Fix multiple issues found in original source
Port all missing unit tests
Refactor file access to simplify testing and reduce code duplication.
Manage snapshot by reference counting instead of relying on GC
Make file close predictable without relying on GC and cleanup thread pool. (This was the cause of many out of memory on large DB)
Add bloom filter policy
Add LRU block cache
Fix compaction issues and file access statistics
Fine grained lock as Google Leveldb (avoid contention between read/write)
Improve concurrent writes with batch aggregation
Improved exception handling
Support CRC32C computation on all ByteBuffer types and byte order
Make CRC check possible
Port fault injection test
Implement reverse iterator
Implement abstract file system access
Add fully in-memory implementation
Support new file extension .ldb (still support old one .sst)
Configurable file size
Correctly release all files reference on DB close()
Run correctly on all platforms: Windows, Linux, Solaris (Mac, Android not tested)

The last features not yet ported (from Google Leveldb 1.22) are:

Repairer tool
Corruption unit test

Current status

The plan is to maintain the port as close as possible to original C++ code, with minimal refactoring until everything is ported. For now, port will also maintain its api as close as possible to original dain/leveldb to enable merges and compare compatibility with fusesource/leveldbjni.

Adding leveldb to your build

In a Maven project, include the io.github.pcmind:leveldb artifact in the dependencies section of your pom.xml:

<dependency>
    <groupId>io.github.pcmind</groupId>
    <artifactId>leveldb</artifactId>
    <classifier>uber</classifier>
    <version>1.2</version>
</dependency>

<!-- to enable snappy compression also include snappy lib -->
<!-- snappy is important to keep DB small and reduce IO -->
<dependency>
    <groupId>org.iq80.snappy</groupId>
    <artifactId>snappy</artifactId>
    <version>0.4</version>
</dependency>

API Usage:

Recommended Package imports:

import org.iq80.leveldb.*;
import java.io.*;

Opening and closing the database.

Options options = new Options();
options.createIfMissing(true);
DBFactory factory = new Iq80DBFactory();

// Make sure to close the db to shutdown the 
// and avoid resource leaks.
try (DB db = factory.open(new File("example"), options)) {
    // use db here....
}

Open and Closing an in-memory database:

//to open an in-memory database
try (DB db = new DbImpl(new Options(), "example", MemEnv.createEnv())) {
    // use db here....
}

Putting, Getting, and Deleting key/values.

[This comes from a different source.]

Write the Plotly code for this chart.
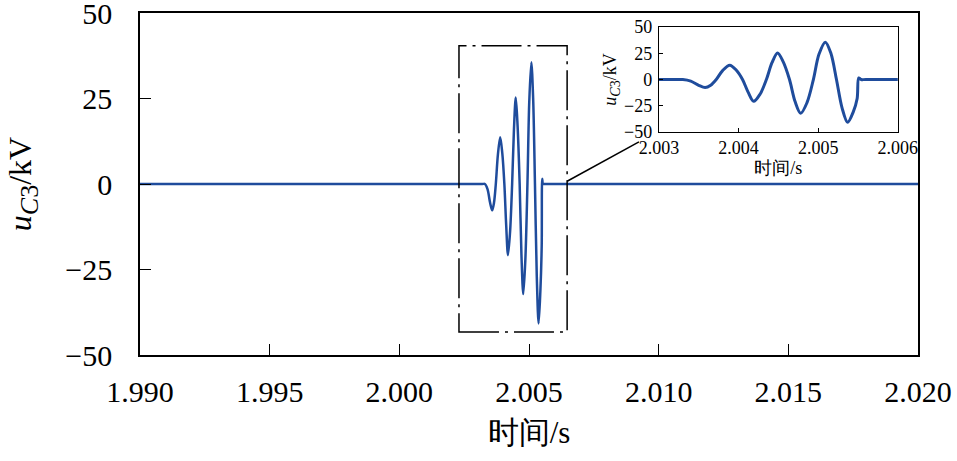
import plotly.graph_objects as go

# ---- data ----
time_s = [1.990, 2.00320, 2.00330, 2.00340, 2.00350, 2.00358, 2.00365, 2.00372, 2.00380, 2.00389,
          2.00397, 2.00405, 2.00412, 2.00419, 2.00427, 2.00435, 2.00442, 2.00449, 2.00456,
          2.00464, 2.00471, 2.00478, 2.00486, 2.00494, 2.00501, 2.00509, 2.00516, 2.00523,
          2.00530, 2.00537, 2.00544, 2.00549, 2.00551, 2.00554, 2.00560, 2.020]
u_c3_kv = [0, 0, 0, -1.5, -5.5, -7.7, -5.5, 0, 8.5, 13.7,
           9, 0, -12, -20.8, -14, 0, 16, 25.3, 17,
           0, -21, -32.2, -22, 0, 24, 35.6, 25, 0,
           -27, -40.8, -31, -18, 1.5, 0, 0, 0]

main_xticks = [1.990, 1.995, 2.000, 2.005, 2.010, 2.015, 2.020]
main_yticks = [-50, -25, 0, 25, 50]
inset_xticks = [2.003, 2.004, 2.005, 2.006]
inset_yticks = [-50, -25, 0, 25, 50]

zoom_box_t = [2.0023, 2.00647]
zoom_box_u = [-43.3, 40.4]
connector_t = [2.00647, 2.00924]
connector_u = [0.8, 12.3]

BLUE = "#1F4C9C"
FONT = "Liberation Serif, Times New Roman, serif"

fig = go.Figure()
fig.add_trace(go.Scatter(x=time_s, y=u_c3_kv, mode="lines",
                         line=dict(color=BLUE, width=2.5, shape="spline", smoothing=0.9),
                         xaxis="x", yaxis="y", showlegend=False, hoverinfo="skip"))
fig.add_trace(go.Scatter(x=time_s, y=u_c3_kv, mode="lines",
                         line=dict(color=BLUE, width=3, shape="spline", smoothing=0.9),
                         xaxis="x2", yaxis="y2", showlegend=False, hoverinfo="skip"))

# zoom rectangle and connector
fig.add_shape(type="rect", xref="x", yref="y",
              x0=zoom_box_t[0], x1=zoom_box_t[1], y0=zoom_box_u[0], y1=zoom_box_u[1],
              line=dict(color="black", width=1.5, dash="40px,6px,3px,6px"))
fig.add_shape(type="line", xref="x", yref="y",
              x0=connector_t[0], x1=connector_t[1], y0=connector_u[0], y1=connector_u[1],
              line=dict(color="black", width=1.5))

axis_common = dict(showgrid=False, zeroline=False, showline=True, linecolor="black",
                   mirror=True, ticks="inside", tickcolor="black", automargin=False,
                   ticklabeloverflow="allow")

ylabel_main = "<i>u</i><sub><span style='font-size:26px'><i>C</i>3</span></sub>/kV"
ylabel_inset = "<i>u</i><sub><span style='font-size:14px'><i>C</i>3</span></sub>/kV"

fig.update_layout(
    width=957, height=461,
    margin=dict(l=140, r=39, t=13, b=106),
    paper_bgcolor="white", plot_bgcolor="white",
    font=dict(family=FONT, color="black"),
    xaxis=dict(**axis_common, range=[1.990, 2.020], tickvals=main_xticks,
               tickformat=".3f", ticklen=11, linewidth=1.5, tickwidth=1.2,
               tickfont=dict(size=30), ticklabelstandoff=9,
               title=dict(text="时间/s", font=dict(size=31), standoff=15)),
    yaxis=dict(**axis_common, range=[-50, 50], tickvals=main_yticks,
               ticklen=11, linewidth=1.5, tickwidth=1.2,
               tickfont=dict(size=30), ticklabelstandoff=20,
               title=dict(text=ylabel_main, font=dict(size=32), standoff=24)),
    xaxis2=dict(**axis_common, domain=[0.667, 0.974], anchor="y2", range=[2.003, 2.006],
                tickvals=inset_xticks, tickformat=".3f", ticklen=4, linewidth=1.3,
                tickfont=dict(size=18), ticklabelstandoff=-1,
                title=dict(text="时间/s", font=dict(size=18), standoff=0)),
    yaxis2=dict(**axis_common, domain=[0.652, 0.959], anchor="x2", range=[-50, 50],
                tickvals=inset_yticks, ticklen=4, linewidth=1.3,
                tickfont=dict(size=18), ticklabelstandoff=2,
                title=dict(text=ylabel_inset, font=dict(size=18), standoff=2)),
)

fig.write_html("out.html")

db.put(bytes("Tampa"), bytes("rocks"));
String value = asString(db.get(bytes("Tampa")));
db.delete(bytes("Tampa"), wo);

Performing Batch/Bulk/Atomic Updates.

// Make sure you close the batch to avoid resource leaks.
try (WriteBatch batch = db.createWriteBatch()) {
  batch.delete(bytes("Denver"));
  batch.put(bytes("Tampa"), bytes("green"));
  batch.put(bytes("London"), bytes("red"));

  db.write(batch);
}

Iterating key/values.

// Make sure you close the iterator to avoid resource leaks.
try (DBIterator iterator = db.iterator()) {
  for(iterator.seekToFirst(); iterator.hasNext(); iterator.next()) {
    String key = asString(iterator.peekNext().getKey());
    String value = asString(iterator.peekNext().getValue());
    //do something
  }
}

Working against a Snapshot view of the Database.

// Make sure you close the snapshot to avoid resource leaks.
try (Snapshot snapshot = db.getSnapshot()) {
    ReadOptions ro = new ReadOptions();
    ro.snapshot(snapshot);
    
    // All read operations will now use the same 
    // consistent view of the data.
    try (DBIterator iterator = db.iterator(ro)) {
        //...
    }
    ... db.get(bytes("Tampa"), ro);
}

Force a full DB compaction

...
db.compactRange(null, null);
...

Using a custom Comparator.

DBComparator comparator = new DBComparator(){
    public int compare(byte[] key1, byte[] key2) {
        return new String(key1).compareTo(new String(key2));
    }
    public String name() {
        return "simple";
    }
    public byte[] findShortestSeparator(byte[] start, byte[] limit) {
        return start;
    }
    public byte[] findShortSuccessor(byte[] key) {
        return key;
    }
};
Options options = new Options();
options.comparator(comparator);
DB db = factory.open(new File("example"), options);

Configuring Compression

Important: compression is enabled by default if snappy dependency is present in the class path otherwise is disabled. (See maven section)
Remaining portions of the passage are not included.